### TASK TO COMPLETE
Everything from the first line of the data through the line with "const skewYTicks = [-100, -80, -60, -40, -20, 0, 20];" is to be echoed exactly, minus the pictures.

### ITEMS
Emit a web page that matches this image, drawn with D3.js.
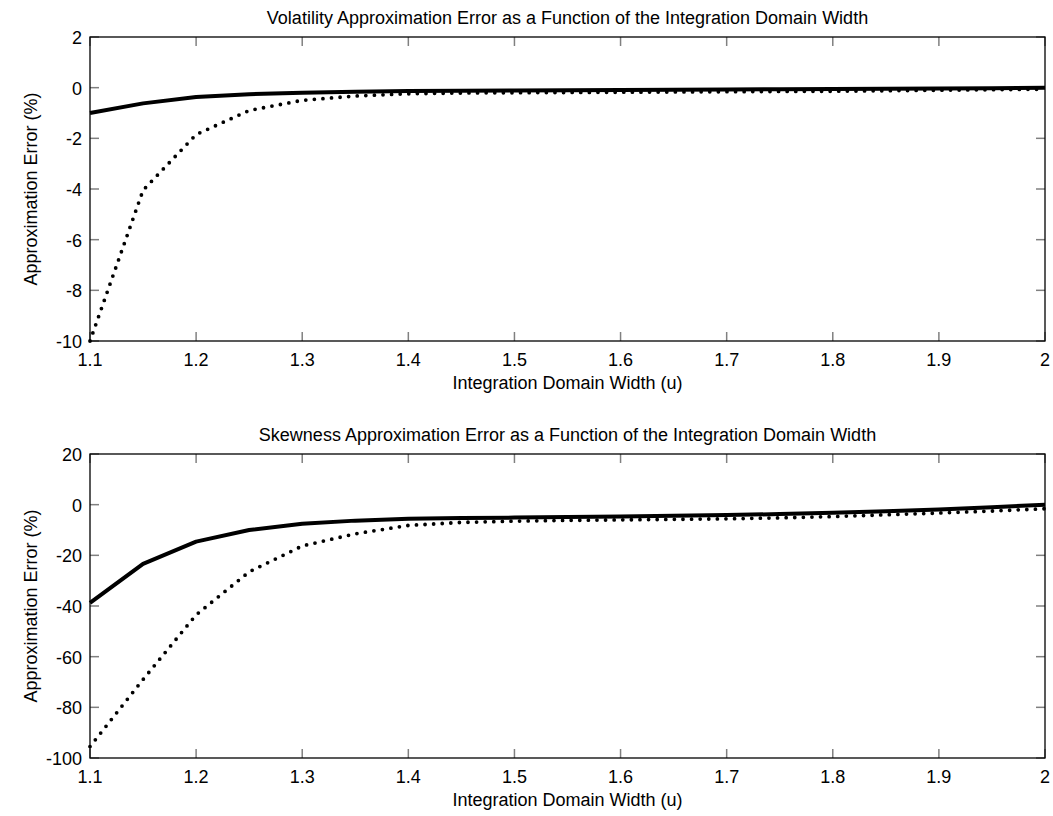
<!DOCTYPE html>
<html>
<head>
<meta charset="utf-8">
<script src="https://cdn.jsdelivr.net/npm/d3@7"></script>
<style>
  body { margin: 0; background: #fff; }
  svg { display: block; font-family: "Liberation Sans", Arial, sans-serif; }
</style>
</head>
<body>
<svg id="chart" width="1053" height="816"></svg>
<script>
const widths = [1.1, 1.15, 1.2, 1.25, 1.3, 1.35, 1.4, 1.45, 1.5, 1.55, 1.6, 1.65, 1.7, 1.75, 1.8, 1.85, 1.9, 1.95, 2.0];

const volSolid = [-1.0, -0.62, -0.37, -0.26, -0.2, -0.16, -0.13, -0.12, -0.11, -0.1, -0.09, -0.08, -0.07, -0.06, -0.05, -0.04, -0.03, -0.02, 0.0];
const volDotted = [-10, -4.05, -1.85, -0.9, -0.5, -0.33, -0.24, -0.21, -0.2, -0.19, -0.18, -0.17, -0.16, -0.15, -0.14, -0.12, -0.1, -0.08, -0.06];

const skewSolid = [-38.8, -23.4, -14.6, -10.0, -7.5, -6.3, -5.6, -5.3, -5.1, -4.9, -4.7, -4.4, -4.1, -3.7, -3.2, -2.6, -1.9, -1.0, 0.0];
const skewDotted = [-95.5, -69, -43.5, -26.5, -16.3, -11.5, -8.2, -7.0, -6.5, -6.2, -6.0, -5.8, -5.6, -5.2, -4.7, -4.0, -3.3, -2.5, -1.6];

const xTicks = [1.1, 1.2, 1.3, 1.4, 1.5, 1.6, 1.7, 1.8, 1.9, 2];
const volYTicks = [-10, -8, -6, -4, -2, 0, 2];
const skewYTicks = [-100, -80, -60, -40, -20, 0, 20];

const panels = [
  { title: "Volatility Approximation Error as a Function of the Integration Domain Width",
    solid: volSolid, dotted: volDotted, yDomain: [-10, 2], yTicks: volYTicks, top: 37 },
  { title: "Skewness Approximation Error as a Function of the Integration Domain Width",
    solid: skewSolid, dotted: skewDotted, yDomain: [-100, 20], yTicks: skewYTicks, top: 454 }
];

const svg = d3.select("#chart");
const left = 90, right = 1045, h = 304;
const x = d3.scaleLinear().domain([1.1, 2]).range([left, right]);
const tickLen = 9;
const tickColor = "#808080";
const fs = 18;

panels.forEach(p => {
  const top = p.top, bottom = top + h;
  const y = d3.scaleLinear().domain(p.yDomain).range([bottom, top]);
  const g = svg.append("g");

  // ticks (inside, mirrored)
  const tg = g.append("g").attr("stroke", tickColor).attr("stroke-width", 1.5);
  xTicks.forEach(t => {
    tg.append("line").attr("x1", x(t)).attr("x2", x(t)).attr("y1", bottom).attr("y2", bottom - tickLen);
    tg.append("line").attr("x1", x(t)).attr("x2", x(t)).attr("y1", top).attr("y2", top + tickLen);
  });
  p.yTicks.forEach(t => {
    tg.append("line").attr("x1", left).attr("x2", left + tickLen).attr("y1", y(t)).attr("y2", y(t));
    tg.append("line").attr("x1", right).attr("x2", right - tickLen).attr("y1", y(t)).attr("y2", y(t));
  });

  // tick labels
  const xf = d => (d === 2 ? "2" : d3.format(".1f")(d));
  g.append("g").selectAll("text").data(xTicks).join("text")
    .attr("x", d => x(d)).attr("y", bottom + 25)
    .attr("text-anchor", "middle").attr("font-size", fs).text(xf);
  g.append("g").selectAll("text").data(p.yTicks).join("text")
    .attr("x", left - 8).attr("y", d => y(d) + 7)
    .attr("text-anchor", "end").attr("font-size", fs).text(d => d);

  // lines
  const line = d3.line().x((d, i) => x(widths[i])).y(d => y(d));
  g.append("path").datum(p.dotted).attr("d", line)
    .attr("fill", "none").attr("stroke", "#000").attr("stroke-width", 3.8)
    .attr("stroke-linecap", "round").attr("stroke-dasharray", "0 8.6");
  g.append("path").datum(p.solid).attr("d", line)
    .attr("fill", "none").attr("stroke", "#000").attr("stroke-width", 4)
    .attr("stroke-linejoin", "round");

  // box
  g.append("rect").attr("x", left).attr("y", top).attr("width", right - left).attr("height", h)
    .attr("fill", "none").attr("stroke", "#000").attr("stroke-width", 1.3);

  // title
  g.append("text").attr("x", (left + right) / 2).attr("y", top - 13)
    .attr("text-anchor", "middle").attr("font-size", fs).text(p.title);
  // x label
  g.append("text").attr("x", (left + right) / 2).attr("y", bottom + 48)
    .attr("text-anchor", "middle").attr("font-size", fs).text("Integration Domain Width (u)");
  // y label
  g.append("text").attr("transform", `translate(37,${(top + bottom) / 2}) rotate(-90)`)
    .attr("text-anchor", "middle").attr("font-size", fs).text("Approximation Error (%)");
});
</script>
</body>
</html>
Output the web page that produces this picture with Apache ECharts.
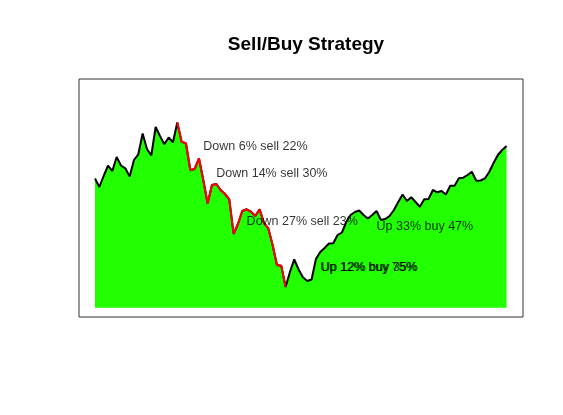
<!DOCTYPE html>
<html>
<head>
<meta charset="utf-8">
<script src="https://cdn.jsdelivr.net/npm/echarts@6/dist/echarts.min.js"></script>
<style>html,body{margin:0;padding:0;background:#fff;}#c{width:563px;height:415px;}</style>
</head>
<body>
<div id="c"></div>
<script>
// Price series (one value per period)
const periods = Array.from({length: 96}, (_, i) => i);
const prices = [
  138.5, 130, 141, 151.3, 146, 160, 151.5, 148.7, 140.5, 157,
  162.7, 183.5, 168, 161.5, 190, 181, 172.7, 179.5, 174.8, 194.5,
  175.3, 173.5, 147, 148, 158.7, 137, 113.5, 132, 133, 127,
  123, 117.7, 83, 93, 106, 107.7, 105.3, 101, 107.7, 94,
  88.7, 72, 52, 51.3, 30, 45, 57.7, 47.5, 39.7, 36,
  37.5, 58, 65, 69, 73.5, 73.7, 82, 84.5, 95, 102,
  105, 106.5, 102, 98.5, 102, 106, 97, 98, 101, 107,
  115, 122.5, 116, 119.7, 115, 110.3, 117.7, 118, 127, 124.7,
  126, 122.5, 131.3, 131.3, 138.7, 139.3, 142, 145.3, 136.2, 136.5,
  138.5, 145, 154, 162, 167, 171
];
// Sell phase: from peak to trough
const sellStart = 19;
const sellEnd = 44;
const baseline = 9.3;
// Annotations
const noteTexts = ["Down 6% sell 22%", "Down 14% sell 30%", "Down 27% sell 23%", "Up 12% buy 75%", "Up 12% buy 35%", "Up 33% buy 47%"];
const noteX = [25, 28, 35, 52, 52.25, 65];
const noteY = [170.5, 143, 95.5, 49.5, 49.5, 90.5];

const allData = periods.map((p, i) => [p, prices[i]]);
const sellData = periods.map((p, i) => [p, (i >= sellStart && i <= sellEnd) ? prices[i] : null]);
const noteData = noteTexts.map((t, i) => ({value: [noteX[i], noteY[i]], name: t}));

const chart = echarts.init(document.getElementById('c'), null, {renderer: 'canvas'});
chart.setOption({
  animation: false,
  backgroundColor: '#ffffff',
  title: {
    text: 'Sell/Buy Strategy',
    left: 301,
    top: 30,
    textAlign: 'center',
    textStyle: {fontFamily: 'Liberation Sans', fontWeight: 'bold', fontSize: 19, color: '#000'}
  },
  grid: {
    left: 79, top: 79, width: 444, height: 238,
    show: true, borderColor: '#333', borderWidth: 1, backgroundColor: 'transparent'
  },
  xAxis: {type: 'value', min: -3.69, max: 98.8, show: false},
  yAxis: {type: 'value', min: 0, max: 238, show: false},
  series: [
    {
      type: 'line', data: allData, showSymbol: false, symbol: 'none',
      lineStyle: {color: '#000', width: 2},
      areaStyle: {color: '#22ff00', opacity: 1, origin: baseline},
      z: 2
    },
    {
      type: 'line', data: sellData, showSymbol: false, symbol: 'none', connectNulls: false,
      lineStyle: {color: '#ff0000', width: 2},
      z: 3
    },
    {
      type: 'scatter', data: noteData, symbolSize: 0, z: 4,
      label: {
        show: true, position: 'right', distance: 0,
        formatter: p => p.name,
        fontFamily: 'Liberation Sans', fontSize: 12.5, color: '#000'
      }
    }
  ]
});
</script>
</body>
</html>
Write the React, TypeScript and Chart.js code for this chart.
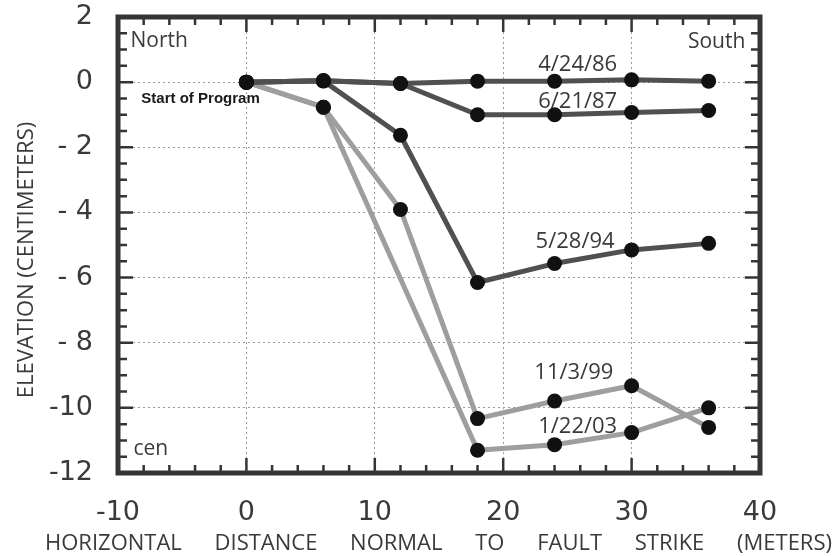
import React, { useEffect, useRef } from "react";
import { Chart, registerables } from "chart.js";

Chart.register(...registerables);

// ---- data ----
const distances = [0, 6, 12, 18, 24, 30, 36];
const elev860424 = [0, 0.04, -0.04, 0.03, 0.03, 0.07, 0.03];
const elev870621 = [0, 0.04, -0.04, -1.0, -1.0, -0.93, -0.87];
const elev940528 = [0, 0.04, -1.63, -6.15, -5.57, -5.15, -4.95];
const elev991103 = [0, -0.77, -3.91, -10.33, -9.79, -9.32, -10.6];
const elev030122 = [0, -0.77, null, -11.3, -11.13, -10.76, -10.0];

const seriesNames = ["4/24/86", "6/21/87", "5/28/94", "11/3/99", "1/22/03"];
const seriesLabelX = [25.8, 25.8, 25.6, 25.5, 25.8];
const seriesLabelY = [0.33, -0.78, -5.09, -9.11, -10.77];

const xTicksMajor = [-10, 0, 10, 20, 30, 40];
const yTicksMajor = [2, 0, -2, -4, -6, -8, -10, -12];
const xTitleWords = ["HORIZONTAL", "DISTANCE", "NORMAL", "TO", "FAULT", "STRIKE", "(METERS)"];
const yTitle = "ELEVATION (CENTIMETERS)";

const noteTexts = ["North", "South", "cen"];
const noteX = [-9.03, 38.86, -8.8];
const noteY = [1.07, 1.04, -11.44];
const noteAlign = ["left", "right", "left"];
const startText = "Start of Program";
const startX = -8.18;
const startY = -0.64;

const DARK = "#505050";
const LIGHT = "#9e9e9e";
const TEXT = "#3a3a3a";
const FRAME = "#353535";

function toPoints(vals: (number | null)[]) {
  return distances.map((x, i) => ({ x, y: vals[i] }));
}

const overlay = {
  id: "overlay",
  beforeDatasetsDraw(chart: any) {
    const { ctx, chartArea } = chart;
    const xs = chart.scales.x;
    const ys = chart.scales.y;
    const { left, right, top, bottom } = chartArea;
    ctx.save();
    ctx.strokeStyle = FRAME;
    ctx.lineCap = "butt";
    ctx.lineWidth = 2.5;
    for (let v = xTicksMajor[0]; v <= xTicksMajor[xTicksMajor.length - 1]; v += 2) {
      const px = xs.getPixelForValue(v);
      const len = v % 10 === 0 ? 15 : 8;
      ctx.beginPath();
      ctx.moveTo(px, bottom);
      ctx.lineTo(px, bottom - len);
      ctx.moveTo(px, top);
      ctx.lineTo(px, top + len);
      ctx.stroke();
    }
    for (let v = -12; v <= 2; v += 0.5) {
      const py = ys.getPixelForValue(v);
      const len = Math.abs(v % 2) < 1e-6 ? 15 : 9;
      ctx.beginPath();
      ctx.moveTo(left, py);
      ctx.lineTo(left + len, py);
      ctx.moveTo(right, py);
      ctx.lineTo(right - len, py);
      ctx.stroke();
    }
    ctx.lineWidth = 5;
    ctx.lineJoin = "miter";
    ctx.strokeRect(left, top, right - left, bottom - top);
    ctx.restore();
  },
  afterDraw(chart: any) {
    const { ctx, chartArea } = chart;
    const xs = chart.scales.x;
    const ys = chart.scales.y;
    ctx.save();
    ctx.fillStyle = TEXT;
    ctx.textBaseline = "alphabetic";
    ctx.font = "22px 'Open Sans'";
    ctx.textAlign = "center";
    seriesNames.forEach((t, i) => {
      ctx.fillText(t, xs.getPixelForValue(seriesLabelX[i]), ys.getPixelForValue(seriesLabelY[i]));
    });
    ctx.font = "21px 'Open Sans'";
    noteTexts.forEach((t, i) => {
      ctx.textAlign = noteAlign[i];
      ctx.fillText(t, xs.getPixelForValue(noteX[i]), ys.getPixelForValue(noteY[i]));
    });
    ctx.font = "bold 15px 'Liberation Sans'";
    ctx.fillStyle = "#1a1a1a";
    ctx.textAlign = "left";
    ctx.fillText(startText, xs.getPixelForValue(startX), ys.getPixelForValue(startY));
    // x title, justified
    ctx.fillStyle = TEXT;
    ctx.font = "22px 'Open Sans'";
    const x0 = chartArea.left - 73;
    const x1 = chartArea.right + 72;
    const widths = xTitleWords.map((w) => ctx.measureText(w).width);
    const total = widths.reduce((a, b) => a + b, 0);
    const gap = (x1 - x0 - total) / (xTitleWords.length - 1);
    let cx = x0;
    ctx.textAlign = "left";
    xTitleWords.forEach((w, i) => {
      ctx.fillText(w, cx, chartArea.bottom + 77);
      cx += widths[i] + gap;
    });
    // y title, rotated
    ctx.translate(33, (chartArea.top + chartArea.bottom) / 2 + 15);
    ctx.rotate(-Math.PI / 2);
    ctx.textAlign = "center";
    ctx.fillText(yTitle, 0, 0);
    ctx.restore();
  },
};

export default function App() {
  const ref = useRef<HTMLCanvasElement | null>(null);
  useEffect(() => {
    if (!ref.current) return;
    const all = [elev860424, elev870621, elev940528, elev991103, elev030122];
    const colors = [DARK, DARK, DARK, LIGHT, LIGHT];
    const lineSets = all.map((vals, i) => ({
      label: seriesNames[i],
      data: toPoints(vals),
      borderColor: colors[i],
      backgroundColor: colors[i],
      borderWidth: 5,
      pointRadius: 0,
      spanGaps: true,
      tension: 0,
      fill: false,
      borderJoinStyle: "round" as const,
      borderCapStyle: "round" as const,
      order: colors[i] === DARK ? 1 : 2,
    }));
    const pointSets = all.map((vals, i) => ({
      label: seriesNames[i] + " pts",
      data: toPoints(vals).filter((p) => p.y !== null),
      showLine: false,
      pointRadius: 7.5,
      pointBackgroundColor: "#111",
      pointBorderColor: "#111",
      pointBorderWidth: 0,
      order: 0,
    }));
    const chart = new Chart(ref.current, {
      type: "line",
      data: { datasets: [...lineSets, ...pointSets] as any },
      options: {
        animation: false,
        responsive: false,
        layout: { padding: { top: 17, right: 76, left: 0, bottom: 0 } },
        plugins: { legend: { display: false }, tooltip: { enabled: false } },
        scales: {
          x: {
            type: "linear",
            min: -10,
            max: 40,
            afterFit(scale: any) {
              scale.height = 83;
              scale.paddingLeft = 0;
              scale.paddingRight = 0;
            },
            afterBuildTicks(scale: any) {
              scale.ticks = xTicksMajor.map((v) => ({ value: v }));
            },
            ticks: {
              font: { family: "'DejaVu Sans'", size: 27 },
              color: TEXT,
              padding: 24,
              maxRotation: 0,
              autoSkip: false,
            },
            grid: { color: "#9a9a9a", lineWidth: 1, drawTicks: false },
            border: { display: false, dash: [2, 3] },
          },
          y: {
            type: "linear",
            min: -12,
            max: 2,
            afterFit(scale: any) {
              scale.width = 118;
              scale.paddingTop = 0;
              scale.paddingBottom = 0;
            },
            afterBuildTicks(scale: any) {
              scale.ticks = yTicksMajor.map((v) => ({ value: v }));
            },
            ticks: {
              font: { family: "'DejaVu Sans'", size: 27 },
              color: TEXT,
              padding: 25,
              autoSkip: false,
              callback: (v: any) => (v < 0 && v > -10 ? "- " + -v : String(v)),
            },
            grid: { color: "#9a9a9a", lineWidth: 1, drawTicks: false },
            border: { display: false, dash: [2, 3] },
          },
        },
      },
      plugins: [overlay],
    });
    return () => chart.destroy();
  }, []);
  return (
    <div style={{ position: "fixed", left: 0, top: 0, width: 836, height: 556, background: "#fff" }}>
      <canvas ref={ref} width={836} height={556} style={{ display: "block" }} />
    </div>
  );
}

### ANSWER FOR THE TASK
Emit a web page that matches this image, drawn with D3.js.
<!DOCTYPE html>
<html>
<head>
<meta charset="utf-8">
<script src="https://cdn.jsdelivr.net/npm/d3@7"></script>
<style>
  body { margin: 0; background: #fff; }
  svg { display: block; font-family: "Liberation Sans", Arial, sans-serif; }
</style>
</head>
<body>
<svg id="chart" width="1053" height="816"></svg>
<script>
const widths = [1.1, 1.15, 1.2, 1.25, 1.3, 1.35, 1.4, 1.45, 1.5, 1.55, 1.6, 1.65, 1.7, 1.75, 1.8, 1.85, 1.9, 1.95, 2.0];

const volSolid = [-1.0, -0.62, -0.37, -0.26, -0.2, -0.16, -0.13, -0.12, -0.11, -0.1, -0.09, -0.08, -0.07, -0.06, -0.05, -0.04, -0.03, -0.02, 0.0];
const volDotted = [-10, -4.05, -1.85, -0.9, -0.5, -0.33, -0.24, -0.21, -0.2, -0.19, -0.18, -0.17, -0.16, -0.15, -0.14, -0.12, -0.1, -0.08, -0.06];

const skewSolid = [-38.8, -23.4, -14.6, -10.0, -7.5, -6.3, -5.6, -5.3, -5.1, -4.9, -4.7, -4.4, -4.1, -3.7, -3.2, -2.6, -1.9, -1.0, 0.0];
const skewDotted = [-95.5, -69, -43.5, -26.5, -16.3, -11.5, -8.2, -7.0, -6.5, -6.2, -6.0, -5.8, -5.6, -5.2, -4.7, -4.0, -3.3, -2.5, -1.6];

const xTicks = [1.1, 1.2, 1.3, 1.4, 1.5, 1.6, 1.7, 1.8, 1.9, 2];
const volYTicks = [-10, -8, -6, -4, -2, 0, 2];
const skewYTicks = [-100, -80, -60, -40, -20, 0, 20];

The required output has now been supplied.